>> start RECORDED DATA

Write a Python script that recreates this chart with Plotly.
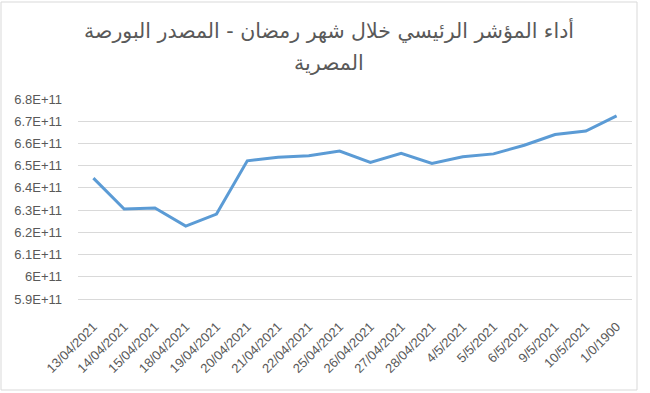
import plotly.graph_objects as go

dates = ["13/04/2021", "14/04/2021", "15/04/2021", "18/04/2021", "19/04/2021",
         "20/04/2021", "21/04/2021", "22/04/2021", "25/04/2021", "26/04/2021",
         "27/04/2021", "28/04/2021", "4/5/2021", "5/5/2021", "6/5/2021",
         "9/5/2021", "10/5/2021", "1/0/1900"]
values = [6.444e11, 6.305e11, 6.31e11, 6.228e11, 6.282e11,
          6.522e11, 6.538e11, 6.545e11, 6.566e11, 6.515e11,
          6.556e11, 6.51e11, 6.54e11, 6.553e11, 6.592e11,
          6.64e11, 6.656e11, 6.724e11]
y_tick_vals = [5.9e11, 6.0e11, 6.1e11, 6.2e11, 6.3e11, 6.4e11, 6.5e11, 6.6e11, 6.7e11, 6.8e11]
y_tick_text = ["5.9E+11", "6E+11", "6.1E+11", "6.2E+11", "6.3E+11", "6.4E+11",
               "6.5E+11", "6.6E+11", "6.7E+11", "6.8E+11"]
title_line1 = "أداء المؤشر الرئيسي خلال شهر رمضان - المصدر البورصة"
title_line2 = "المصرية"

fig = go.Figure()
fig.add_trace(go.Scatter(
    x=dates, y=values, mode="lines",
    line=dict(color="#5B9BD5", width=3),
    hoverinfo="skip",
))

fig.update_layout(
    width=650, height=393,
    margin=dict(l=78, r=18, t=99, b=94, autoexpand=False),
    paper_bgcolor="white", plot_bgcolor="white",
    showlegend=False,
    font=dict(family="Liberation Sans, DejaVu Sans, sans-serif", color="#595959", size=13),
    xaxis=dict(type="category", range=[-0.5, len(dates) - 0.5], tickangle=-45,
               showgrid=False, showline=True, linecolor="#d9d9d9", ticks="",
               ticklabelstandoff=14, automargin=False,
               tickfont=dict(size=13, color="#595959")),
    yaxis=dict(range=[5.9e11, 6.8e11], tickvals=y_tick_vals, ticktext=y_tick_text,
               showgrid=True, gridcolor="#d9d9d9", gridwidth=1, zeroline=False,
               showline=False, ticks="", ticklabelstandoff=15, automargin=False,
               tickfont=dict(size=13, color="#595959")),
    annotations=[
        dict(text=title_line1, xref="paper", yref="paper", x=(329 - 78) / 554,
             y=(299 - 31) / 200, xanchor="center", yanchor="middle", showarrow=False,
             font=dict(size=20.5, color="#595959", family="DejaVu Sans, sans-serif")),
        dict(text=title_line2, xref="paper", yref="paper", x=(329 - 78) / 554,
             y=(299 - 63) / 200, xanchor="center", yanchor="middle", showarrow=False,
             font=dict(size=20.5, color="#595959", family="DejaVu Sans, sans-serif")),
    ],
    shapes=[dict(type="rect", xref="paper", yref="paper",
                 x0=-77 / 554, x1=(637 - 78) / 554, y0=-(390 - 299) / 200, y1=(299 - 2) / 200,
                 line=dict(color="#d9d9d9", width=1), fillcolor="rgba(0,0,0,0)",
                 layer="below")],
)

fig.write_html("out.html", config={"displayModeBar": False},
               post_script="document.body.style.margin='0';")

>> end RECORDED DATA

> _EXERCISE INSTRUCTIONS_
Print out the material word for word, omitting the pictures.

> _REPLY_
Write a Python script that recreates this chart with Plotly.
import plotly.graph_objects as go

dates = ["13/04/2021", "14/04/2021", "15/04/2021", "18/04/2021", "19/04/2021",
         "20/04/2021", "21/04/2021", "22/04/2021", "25/04/2021", "26/04/2021",
         "27/04/2021", "28/04/2021", "4/5/2021", "5/5/2021", "6/5/2021",
         "9/5/2021", "10/5/2021", "1/0/1900"]
values = [6.444e11, 6.305e11, 6.31e11, 6.228e11, 6.282e11,
          6.522e11, 6.538e11, 6.545e11, 6.566e11, 6.515e11,
          6.556e11, 6.51e11, 6.54e11, 6.553e11, 6.592e11,
          6.64e11, 6.656e11, 6.724e11]
y_tick_vals = [5.9e11, 6.0e11, 6.1e11, 6.2e11, 6.3e11, 6.4e11, 6.5e11, 6.6e11, 6.7e11, 6.8e11]
y_tick_text = ["5.9E+11", "6E+11", "6.1E+11", "6.2E+11", "6.3E+11", "6.4E+11",
               "6.5E+11", "6.6E+11", "6.7E+11", "6.8E+11"]
title_line1 = "أداء المؤشر الرئيسي خلال شهر رمضان - المصدر البورصة"
title_line2 = "المصرية"

fig = go.Figure()
fig.add_trace(go.Scatter(
    x=dates, y=values, mode="lines",
    line=dict(color="#5B9BD5", width=3),
    hoverinfo="skip",
))

fig.update_layout(
    width=650, height=393,
    margin=dict(l=78, r=18, t=99, b=94, autoexpand=False),
    paper_bgcolor="white", plot_bgcolor="white",
    showlegend=False,
    font=dict(family="Liberation Sans, DejaVu Sans, sans-serif", color="#595959", size=13),
    xaxis=dict(type="category", range=[-0.5, len(dates) - 0.5], tickangle=-45,
               showgrid=False, showline=True, linecolor="#d9d9d9", ticks="",
               ticklabelstandoff=14, automargin=False,
               tickfont=dict(size=13, color="#595959")),
    yaxis=dict(range=[5.9e11, 6.8e11], tickvals=y_tick_vals, ticktext=y_tick_text,
               showgrid=True, gridcolor="#d9d9d9", gridwidth=1, zeroline=False,
               showline=False, ticks="", ticklabelstandoff=15, automargin=False,
               tickfont=dict(size=13, color="#595959")),
    annotations=[
        dict(text=title_line1, xref="paper", yref="paper", x=(329 - 78) / 554,
             y=(299 - 31) / 200, xanchor="center", yanchor="middle", showarrow=False,
             font=dict(size=20.5, color="#595959", family="DejaVu Sans, sans-serif")),
        dict(text=title_line2, xref="paper", yref="paper", x=(329 - 78) / 554,
             y=(299 - 63) / 200, xanchor="center", yanchor="middle", showarrow=False,
             font=dict(size=20.5, color="#595959", family="DejaVu Sans, sans-serif")),
    ],
    shapes=[dict(type="rect", xref="paper", yref="paper",
                 x0=-77 / 554, x1=(637 - 78) / 554, y0=-(390 - 299) / 200, y1=(299 - 2) / 200,
                 line=dict(color="#d9d9d9", width=1), fillcolor="rgba(0,0,0,0)",
                 layer="below")],
)

fig.write_html("out.html", config={"displayModeBar": False},
               post_script="document.body.style.margin='0';")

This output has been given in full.